A responsible approach would have been to do a full engineering systems analysis at the beginning of this process. Instead, someone in City Hall launched a campaign to go after $38-53 million in new taxes to build a new aquatic/fitness center on a scale seen in larger urban areas.

The first installment was the $175,000 paid to Opsis for its drawings and “town halls” and whatever was paid to Ballard King for their “feasibility study.” Throw in the six-figure salary being paid to contract employee Hite whose job as “Strategy Director” is promoting the new pool (and a remake of the golf course), and all the time spent by city employees and others on the town halls and behind-the-scenes meetings to secure taxes for a new pool. We will never know what could have been accomplished with those funds if instead they had been invested in addressing Mountain View’s needs and finding a way to keep what we’ve got as they did in Port Angeles… and also Anacortes, by the way.

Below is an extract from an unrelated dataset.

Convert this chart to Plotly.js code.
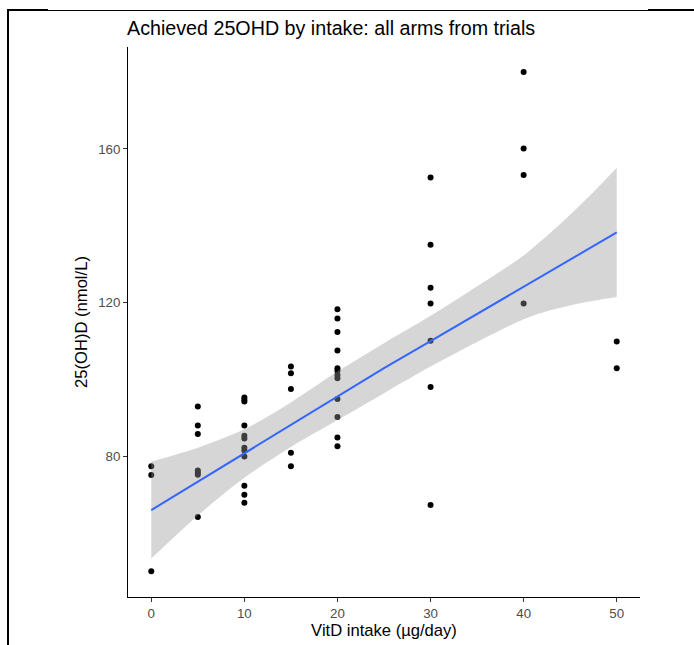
<!DOCTYPE html>
<html>
<head>
<meta charset="utf-8">
<script src="https://cdn.plot.ly/plotly-3.0.1.min.js"></script>
<style>
  html, body { margin: 0; padding: 0; background: #fff; }
  #wrap { position: relative; width: 694px; height: 645px; }
  #chart { position: absolute; left: 0; top: 0; width: 694px; height: 645px; }
  .fl { position: absolute; background: #000; }
</style>
</head>
<body>
<div id="wrap">
  <div id="chart"></div>
  <div class="fl" style="left:7px; top:10px; width:687px; height:1px;"></div>
  <div class="fl" style="left:7px; top:9px; width:41px; height:2px;"></div>
  <div class="fl" style="left:648px; top:9px; width:46px; height:2px;"></div>
  <div class="fl" style="left:7px; top:9px; width:2px; height:636px;"></div>
</div>
<script>
// Trial arms: vitamin D intake (µg/day) and achieved 25(OH)D (nmol/L)
const intake = [
  0, 0, 0,
  5, 5, 5, 5, 5, 5, 5,
  10, 10, 10, 10, 10, 10, 10, 10, 10, 10, 10, 10,
  15, 15, 15, 15, 15,
  20, 20, 20, 20, 20, 20, 20, 20, 20, 20, 20, 20,
  30, 30, 30, 30, 30, 30, 30,
  40, 40, 40, 40,
  50, 50
];
const achieved = [
  77.5, 75.2, 50.2,
  93.0, 88.1, 85.9, 76.4, 75.8, 75.3, 64.3,
  95.4, 94.8, 94.3, 88.1, 85.4, 84.7, 82.3, 81.6, 80.0, 72.4, 70.1, 68.0,
  103.4, 101.7, 97.6, 81.0, 77.5,
  118.3, 115.9, 112.4, 107.6, 103.0, 102.3, 101.2, 100.4, 95.0, 90.3, 85.0, 82.7,
  152.6, 135.1, 123.9, 119.8, 110.1, 98.1, 67.4,
  180.0, 160.1, 153.2, 119.8,
  109.9, 103.0
];

// Smoothed fit and its confidence band
const fitX     = [0, 5, 10, 15, 20, 25, 30, 35, 40, 42.5, 45, 47.5, 50];
const fitY     = [66.1, 73.5, 80.8, 88.3, 95.8, 103.0, 110.0, 117.1, 124.2, 127.7, 131.2, 134.8, 138.3];
const bandUp   = [78.7, 82.3, 87.1, 94.1, 102.1, 109.5, 116.6, 124.3, 132.3, 137.4, 142.9, 148.8, 155.1];
const bandLow  = [53.5, 64.7, 74.5, 82.5, 89.5, 96.5, 103.4, 109.8, 115.7, 117.8, 119.3, 120.5, 121.5];

const xTicks = [0, 10, 20, 30, 40, 50];
const yTicks = [80, 120, 160];

const pts = {
  x: intake, y: achieved, type: 'scatter', mode: 'markers',
  marker: { color: '#000000', size: 6 },
  hoverinfo: 'x+y', showlegend: false
};
const bandLower = {
  x: fitX, y: bandLow, type: 'scatter', mode: 'lines',
  line: { width: 0, color: 'rgba(0,0,0,0)', shape: 'spline', smoothing: 0.8 },
  hoverinfo: 'skip', showlegend: false
};
const bandUpper = {
  x: fitX, y: bandUp, type: 'scatter', mode: 'lines', fill: 'tonexty',
  fillcolor: 'rgba(153,153,153,0.4)',
  line: { width: 0, color: 'rgba(0,0,0,0)', shape: 'spline', smoothing: 0.8 },
  hoverinfo: 'skip', showlegend: false
};
const fit = {
  x: fitX, y: fitY, type: 'scatter', mode: 'lines',
  line: { color: '#3366FF', width: 2 },
  showlegend: false
};

const FF = 'Liberation Sans, Arial, sans-serif';
const axisFont = { family: FF, size: 13.3, color: '#4D4D4D' };
const layout = {
  width: 694, height: 645,
  margin: { l: 128, r: 54, t: 47, b: 48 },
  paper_bgcolor: 'rgba(0,0,0,0)', plot_bgcolor: '#FFFFFF',
  font: { family: FF, color: '#000' },
  title: {
    text: 'Achieved 25OHD by intake: all arms from trials',
    font: { family: FF, size: 19.7, color: '#000' },
    x: 0, xref: 'paper', xanchor: 'left', y: 1, yref: 'paper', yanchor: 'bottom',
    pad: { b: 12, l: -1 }
  },
  xaxis: {
    range: [-2.5, 52.5], tickvals: xTicks, ticktext: xTicks.map(String),
    showgrid: false, zeroline: false, showline: true, linecolor: '#000', linewidth: 1,
    ticks: 'outside', ticklen: 4, tickcolor: '#333333', tickwidth: 1,
    tickfont: axisFont,
    title: { text: 'VitD intake (µg/day)', font: { family: FF, size: 16.6, color: '#000' }, standoff: 4 }
  },
  yaxis: {
    range: [43.5, 186.5], tickvals: yTicks, ticktext: yTicks.map(String),
    showgrid: false, zeroline: false, showline: true, linecolor: '#000', linewidth: 1,
    ticks: 'outside', ticklen: 4, tickcolor: '#333333', tickwidth: 1,
    tickfont: axisFont,
    title: { text: '25(OH)D (nmol/L)', font: { family: FF, size: 16.6, color: '#000' }, standoff: 6 }
  }
};

Plotly.newPlot('chart', [pts, bandLower, bandUpper, fit], layout, { displayModeBar: false, staticPlot: true });
</script>
</body>
</html>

Opsis presents its final recommendation to City Council on September 5, 2023. Hite has said the goal is to get a proposed tax measure on a special election ballot in February 2024. The two tax measures under consideration are a property tax hike that would hit properties in Cape George, Discovery Bay, Irondale, Port Hadlock and Chimacum (and areas to the south), Marrowstone Island, and Kala Point, as well as Port Townsend. The other tax measure being considered is a county-wide sales tax.